The Rules in a nutshell


An individual player can have three characters at first: a heroic mortal, a godblooded, and a Dragon-blooded of any society upbringing. After all three of your characters have earned at least 100 experience between them, (and experience generally comes in at 5-10 XP a week), you gain a fourth character that can be used for a Celestial Exalt (Solars or Lunars). Note that I said earned - even if your character dies, that doesn't set you back in qualifying for a Celestial. You don't have to make these characters immediately, but the option is available. You can use a slot for it's character type or any weaker character type - so you can have two heroic mortals and a dragon-blood, or a heroic mortal and two god-blooded, and so on.


Keep in mind we have some House Rules.


To apply for your character, create them at the login screen, write up their concept in brief and +request that it be approved by typing +request/add concepts/your character concept here at the MUSH. It doesn't have to be long! One or two sentences is enough.


From there, a staff member will approve you and give you access to the character generation, which has instructions as to how to create your character.

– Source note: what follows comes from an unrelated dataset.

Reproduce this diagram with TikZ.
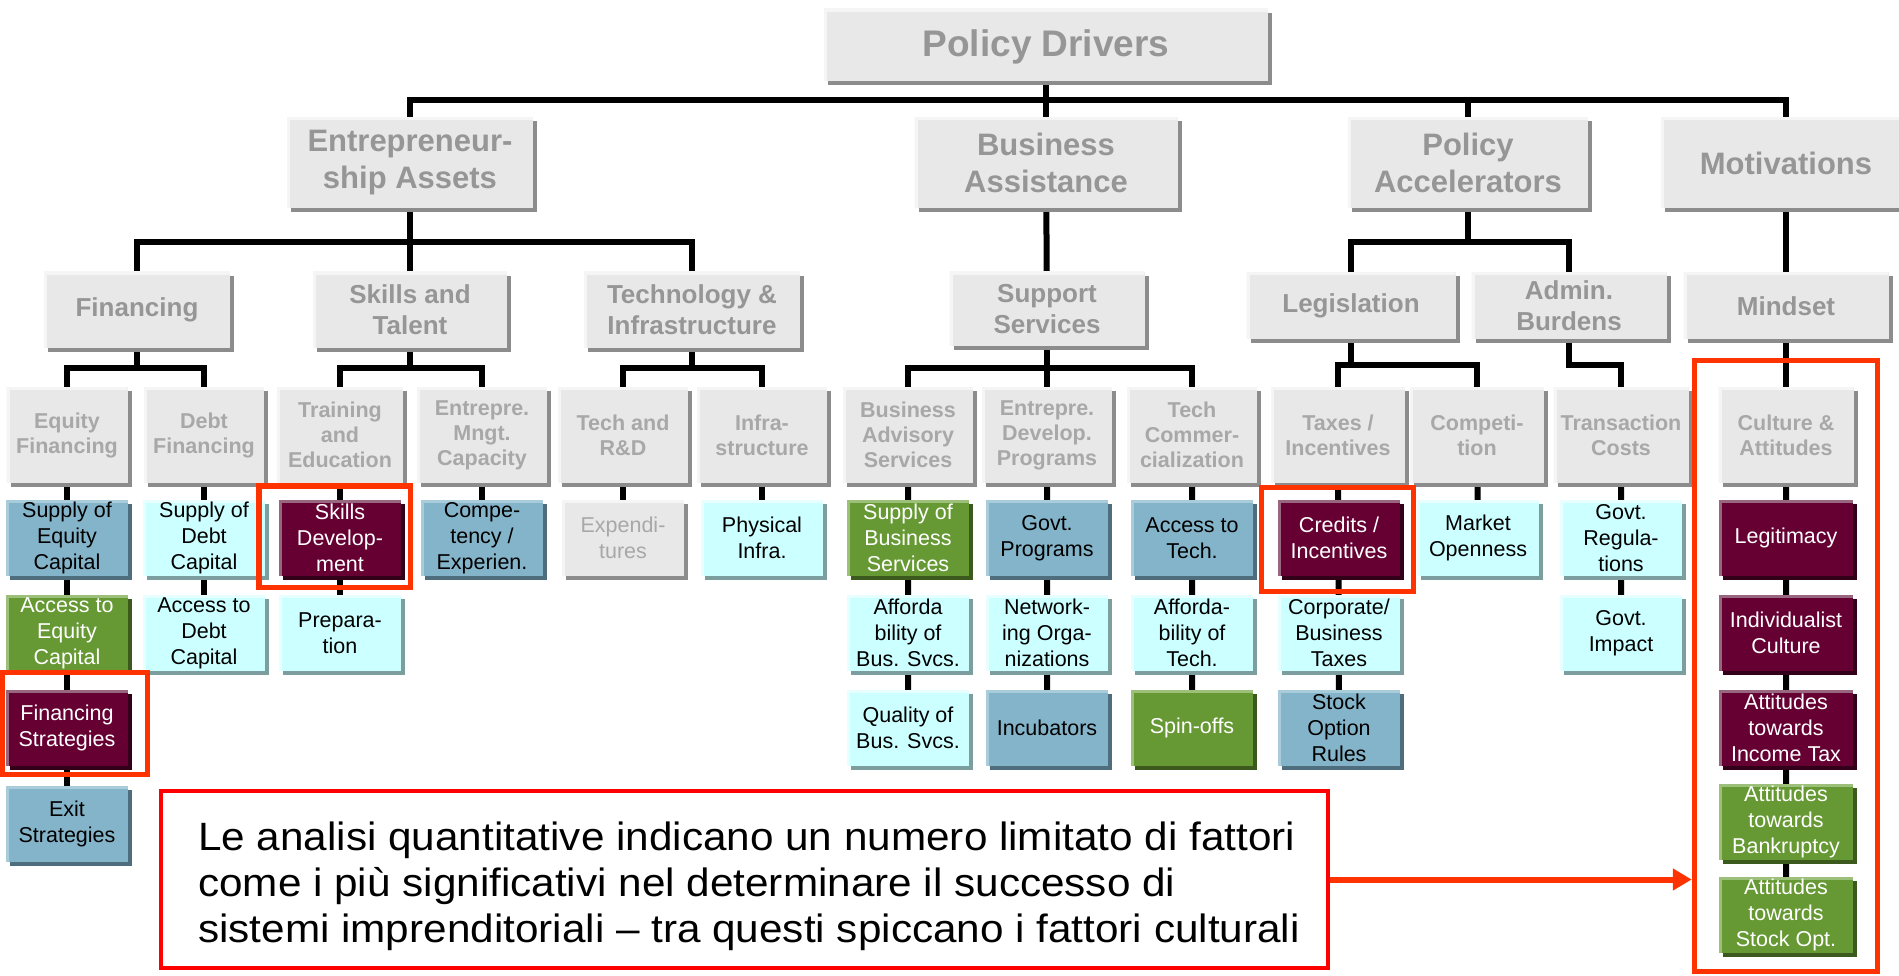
\documentclass[tikz,border=0pt]{standalone}
\usepackage{fontspec}
\setmainfont{Liberation Sans}
\newfontfamily\notefont[FakeStretch=1.07]{Liberation Sans}
\usetikzlibrary{shadows,arrows.meta,backgrounds}
\definecolor{hdrfill}{HTML}{E8E8E8}
\definecolor{hdrshade}{HTML}{8C8C8C}
\definecolor{hdrlight}{HTML}{F5F5F5}
\definecolor{hdrtext}{HTML}{969696}
\definecolor{subtext}{HTML}{A8A8A8}
\definecolor{blufill}{HTML}{84B4C9}
\definecolor{blushade}{HTML}{4E6E7E}
\definecolor{blulight}{HTML}{A9CCDB}
\definecolor{cynfill}{HTML}{CCFFFF}
\definecolor{cynshade}{HTML}{7D9E9E}
\definecolor{cynlight}{HTML}{E8FFFF}
\definecolor{grnfill}{HTML}{669933}
\definecolor{grnshade}{HTML}{3C5A1E}
\definecolor{grnlight}{HTML}{9CBF7A}
\definecolor{marfill}{HTML}{660033}
\definecolor{marshade}{HTML}{33001A}
\definecolor{marlight}{HTML}{996680}
\definecolor{hilite}{HTML}{FF3300}
\tikzset{
	boxed/.style n args={3}{fill=#1, inner sep=0pt, align=center,
		drop shadow={shadow xshift=4pt, shadow yshift=-4pt, opacity=1, fill=#2},
		path picture={\draw[#3, line width=6pt] (path picture bounding box.south west) -- (path picture bounding box.north west) -- (path picture bounding box.north east);}},
	hdr/.style={boxed={hdrfill}{hdrshade}{hdrlight}, text=hdrtext},
	lvzero/.style={hdr, font=\bfseries\fontsize{37}{42}\selectfont},
	lvone/.style={hdr, minimum height=91pt, font=\bfseries\fontsize{31}{37}\selectfont},
	lvtwo/.style={hdr, minimum height=76pt, font=\bfseries\fontsize{26}{31}\selectfont},
	lvthree/.style={hdr, text=subtext, minimum width=130pt, minimum height=96pt, font=\bfseries\fontsize{21.5}{25}\selectfont},
	leaf/.style={minimum width=122pt, minimum height=76pt, font=\fontsize{21.5}{26}\selectfont},
	blu/.style={leaf, boxed={blufill}{blushade}{blulight}},
	cyn/.style={leaf, boxed={cynfill}{cynshade}{cynlight}},
	grn/.style={leaf, boxed={grnfill}{grnshade}{grnlight}, text=white},
	mar/.style={leaf, boxed={marfill}{marshade}{marlight}, text=white},
	gry/.style={leaf, hdr, text=subtext},
	conn/.style={draw=black, line width=6pt},
	hlframe/.style={draw=hilite, line width=5.5pt, inner sep=0pt},
}
\begin{document}
\begin{tikzpicture}[x=1pt,y=-1pt]
	\useasboundingbox (0,0) rectangle (1899,976);
	\node[lvzero, minimum width=444pt, minimum height=72pt, text depth=4pt] (PD) at (1046,45) {Policy Drivers};
	\node[lvone, minimum width=246pt] (EA) at (410,163) {Entrepreneur-\\ship Assets};
	\node[lvone, minimum width=263pt] (BA) at (1046,163) {Business\\Assistance};
	\node[lvone, minimum width=240pt] (PA) at (1468,163) {Policy\\Accelerators};
	\node[lvone, minimum width=250pt] (MV) at (1786,163) {Motivations};
	\node[lvtwo, minimum width=186pt] (FIN) at (137,310) {Financing};
	\node[lvtwo, minimum width=194pt] (SKT) at (410,310) {Skills and\\Talent};
	\node[lvtwo, minimum width=216pt] (TEI) at (692,310) {Technology \&\\Infrastructure};
	\node[lvtwo, minimum width=195pt, minimum height=74pt] (SUS) at (1047,309) {Support\\Services};
	\node[lvtwo, minimum width=209pt, minimum height=67pt] (LEG) at (1351,306) {Legislation};
	\node[lvtwo, minimum width=195pt, minimum height=67pt] (ADB) at (1569,306) {Admin.\\Burdens};
	\node[lvtwo, minimum width=205pt, minimum height=67pt] (MIN) at (1786,306) {Mindset};
	\node[lvthree, minimum width=121pt] (EQF) at (67,435) {Equity\\Financing};
	\node[lvthree, minimum width=120pt] (DBF) at (204,435) {Debt\\Financing};
	\node[lvthree, minimum width=126pt] (TRE) at (340,435) {Training\\and\\Education};
	\node[lvthree] (EMC) at (482,435) {Entrepre.\\Mngt.\\Capacity};
	\node[lvthree] (TRD) at (623,435) {Tech and\\R\&D};
	\node[lvthree] (INF) at (762,435) {Infra-\\structure};
	\node[lvthree] (BAS) at (908,435) {Business\\Advisory\\Services};
	\node[lvthree] (EDP) at (1047,435) {Entrepre.\\Develop.\\Programs};
	\node[lvthree] (TCO) at (1192,435) {Tech\\Commer-\\cialization};
	\node[lvthree, minimum width=134pt] (TAX) at (1338,435) {Taxes /\\Incentives};
	\node[lvthree, minimum width=134pt] (CMP) at (1477,435) {Competi-\\tion};
	\node[lvthree, minimum width=135pt] (TRC) at (1621,435) {Transaction\\Costs};
	\node[lvthree, minimum width=135pt] (CUL) at (1786,435) {Culture \&\\Attitudes};
	\node[blu] (SEC) at (67,538) {Supply of\\Equity\\Capital};
	\node[grn] (AEC) at (67,633) {Access to\\Equity\\Capital};
	\node[mar] (FST) at (67,728) {Financing\\Strategies};
	\node[blu] (EXS) at (67,824) {Exit\\Strategies};
	\node[cyn] (SDC) at (204,538) {Supply of\\Debt\\Capital};
	\node[cyn] (ADC) at (204,633) {Access to\\Debt\\Capital};
	\node[mar] (SKD) at (340,538) {Skills\\Develop-\\ment};
	\node[cyn] (PRP) at (340,633) {Prepara-\\tion};
	\node[blu] (CEX) at (482,538) {Compe-\\tency /\\Experien.};
	\node[gry] (EXP) at (623,538) {Expendi-\\tures};
	\node[cyn] (PHI) at (762,538) {Physical\\Infra.};
	\node[grn] (SBS) at (908,538) {Supply of\\Business\\Services};
	\node[cyn] (ABS) at (908,633) {Afforda\\bility of\\Bus. Svcs.};
	\node[cyn] (QBS) at (908,728) {Quality of\\Bus. Svcs.};
	\node[blu] (GVP) at (1047,538) {Govt.\\Programs};
	\node[cyn] (NWO) at (1047,633) {Network-\\ing Orga-\\nizations};
	\node[blu] (INC) at (1047,728) {Incubators};
	\node[blu] (ATT) at (1192,538) {Access to\\Tech.};
	\node[cyn] (AFT) at (1192,633) {Afforda-\\bility of\\Tech.};
	\node[grn] (SPO) at (1192,728) {Spin-offs};
	\node[mar] (CRI) at (1339,538) {Credits /\\Incentives};
	\node[cyn] (CBT) at (1339,633) {Corporate/\\Business\\Taxes};
	\node[blu] (SOR) at (1339,728) {Stock\\Option\\Rules};
	\node[cyn] (MKO) at (1478,538) {Market\\Openness};
	\node[cyn] (GVR) at (1621,538) {Govt.\\Regula-\\tions};
	\node[cyn] (GVI) at (1621,633) {Govt.\\Impact};
	\node[mar, minimum width=134pt] (LGT) at (1786,538) {Legitimacy};
	\node[mar, minimum width=134pt] (IDC) at (1786,633) {Individualist\\Culture};
	\node[mar, minimum width=134pt] (AIT) at (1786,728) {Attitudes\\towards\\Income Tax};
	\node[grn, minimum width=134pt] (ABK) at (1786,822) {Attitudes\\towards\\Bankruptcy};
	\node[grn, minimum width=134pt] (ASO) at (1786,915) {Attitudes\\towards\\Stock Opt.};
	\begin{scope}[on background layer]
		\draw[conn] (PD) -- (BA);
		\draw[conn] (EA) -- (EA |- 0,100) -- (MV |- 0,100) -- (MV);
		\draw[conn] (PA) -- (PA |- 0,100);
		\draw[conn] (EA) -- (SKT);
		\draw[conn] (FIN) -- (FIN |- 0,242) -- (TEI |- 0,242) -- (TEI);
		\draw[conn] (BA) -- (SUS);
		\draw[conn] (PA) -- (PA |- 0,242);
		\draw[conn] (LEG) -- (LEG |- 0,242) -- (ADB |- 0,242) -- (ADB);
		\draw[conn] (MV) -- (MIN);
		\draw[conn] (FIN) -- (FIN |- 0,368);
		\draw[conn] (EQF) -- (EQF |- 0,368) -- (DBF |- 0,368) -- (DBF);
		\draw[conn] (SKT) -- (SKT |- 0,368);
		\draw[conn] (TRE) -- (TRE |- 0,368) -- (EMC |- 0,368) -- (EMC);
		\draw[conn] (TEI) -- (TEI |- 0,368);
		\draw[conn] (TRD) -- (TRD |- 0,368) -- (INF |- 0,368) -- (INF);
		\draw[conn] (SUS) -- (EDP);
		\draw[conn] (BAS) -- (BAS |- 0,368) -- (TCO |- 0,368) -- (TCO);
		\draw[conn] (LEG) -- (LEG |- 0,365);
		\draw[conn] (TAX) -- (TAX |- 0,365) -- (CMP |- 0,365) -- (CMP);
		\draw[conn] (ADB) -- (ADB |- 0,365) -- (TRC |- 0,365) -- (TRC);
		\draw[conn] (MIN) -- (CUL);
		\draw[conn] (EQF) -- (EXS) (DBF) -- (ADC) (TRE) -- (PRP) (EMC) -- (CEX) (TRD) -- (EXP) (INF) -- (PHI);
		\draw[conn] (BAS) -- (QBS) (EDP) -- (INC) (TCO) -- (SPO) (TAX) -- (SOR) (CMP) -- (MKO) (TRC) -- (GVI) (CUL) -- (ASO);
	\end{scope}
	\node[hlframe, minimum width=145pt, minimum height=102pt] (FSF) at (75,723.5) {};
	\node[hlframe, minimum width=151.5pt, minimum height=101.5pt] (SKF) at (334.5,536.5) {};
	\node[hlframe, minimum width=152pt, minimum height=104pt] (CRF) at (1337.5,539.5) {};
	\node[hlframe, minimum width=183pt, minimum height=611pt] (CUF) at (1786,666) {};
	\node[draw=red, line width=4.5pt, minimum width=1167pt, minimum height=177pt] (NOTE) at (744.5,879.5) {};
	\node[anchor=west, align=left, inner sep=0pt, font=\notefont\fontsize{39.5}{46}\selectfont] (TXT) at (198,886) {Le analisi quantitative indicano un numero limitato di fattori\\come i più significativi nel determinare il successo di\\sistemi imprenditoriali – tra questi spiccano i fattori culturali};
	\draw[hilite, line width=6pt, -{Triangle[length=19pt,width=21pt]}] (NOTE.east) -- (NOTE.east -| CUF.west);
\end{tikzpicture}
\end{document}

After that, you can go in-character and roleplay or run events any time you want.


Now return to the Front Page for links to more information.



How to play, in a nutshell


In this game, you create a character in the fantasy world of Exalted.  That character has a motivation, and your activities in game revolve around attempting to achieve that motivation.  In the process, you'll have an impact on the world.  People will live, or die; cities will rise, or fall; bridges will burn, or be built.

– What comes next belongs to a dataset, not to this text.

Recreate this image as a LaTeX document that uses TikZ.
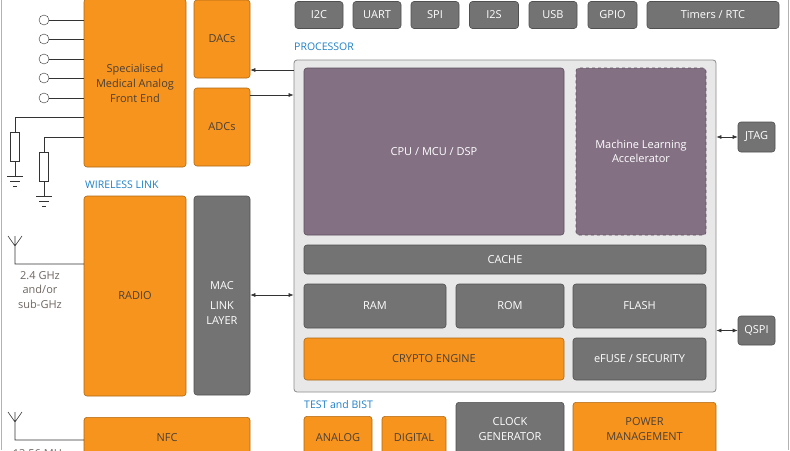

Most of the time, action is resolved very quickly by an ST using the Universal Conflict Resolution Trick defined in House Rules. To use this, all protagonists involved need a goal, and a method they intend to use to achieve that goal.

As an example, suppose Dace the Dawn Caste Mercenary wishes to expand his mercenary company to be the premier mercenary company in all Nexus.  His goal is Become the premier mercenary company in Nexus.  His method is Crack down hard on the streets we patrol to make them safe as a Yu-Shan broadway, and as a consequence for failure, he's willing to risk A criminal uprising destroys the company's control of the streets.  The ST and player negotiate and decide together that this implies he'd be using Perception+Investigation - perceiving crime, rooting it out.  The ST determines that the difficulty to root out all the crime in one of the dirtiest neighborhoods in Nexus is Difficulty 7.  Dace doesn't think he can make that with his perception+investigation pool, so he proposes that he use his Mob-Dispersing Rebuke to change things in his favor. He and the ST negotiate and decide that this would reduce the difficulty sharply, to 4 - within his grasp, if he musters his resources.  He spends a willpower for an automatic success and gets lucky!  His is now the premier mercenary company in Nexus.  But are the streets still clean?  No - if he wanted them to STAY clean, that would have to be a goal.  Instead, the streets fill back up with cutpurses once his reputation is secure.  Only goals can change the world - conversely, goals make changing the world a very straightforward process.


This doesn't have to mean all the roleplay that could be drawn from this can't happen, but it does mean that such roleplay happens for the sake of roleplay and not to advance the character, and can occur freeform, without further dice.  In this fashion, conflict and agendas drive roleplay, but the rules don't hold it back more than necessary.


When your character is out of the gate, drop your first Goal and Method in the plots queue and let the action begin!  Don't wait - be aggressive.


There are a few technical details you absolutely should know.

  • Nothing is considered to have canonically happened until a summary of the event is posted to Recent History.
  • After every scene of roleplay, it is customary to write a short recommendation that the other players in that scene receive XP, as detailed in XP Policy.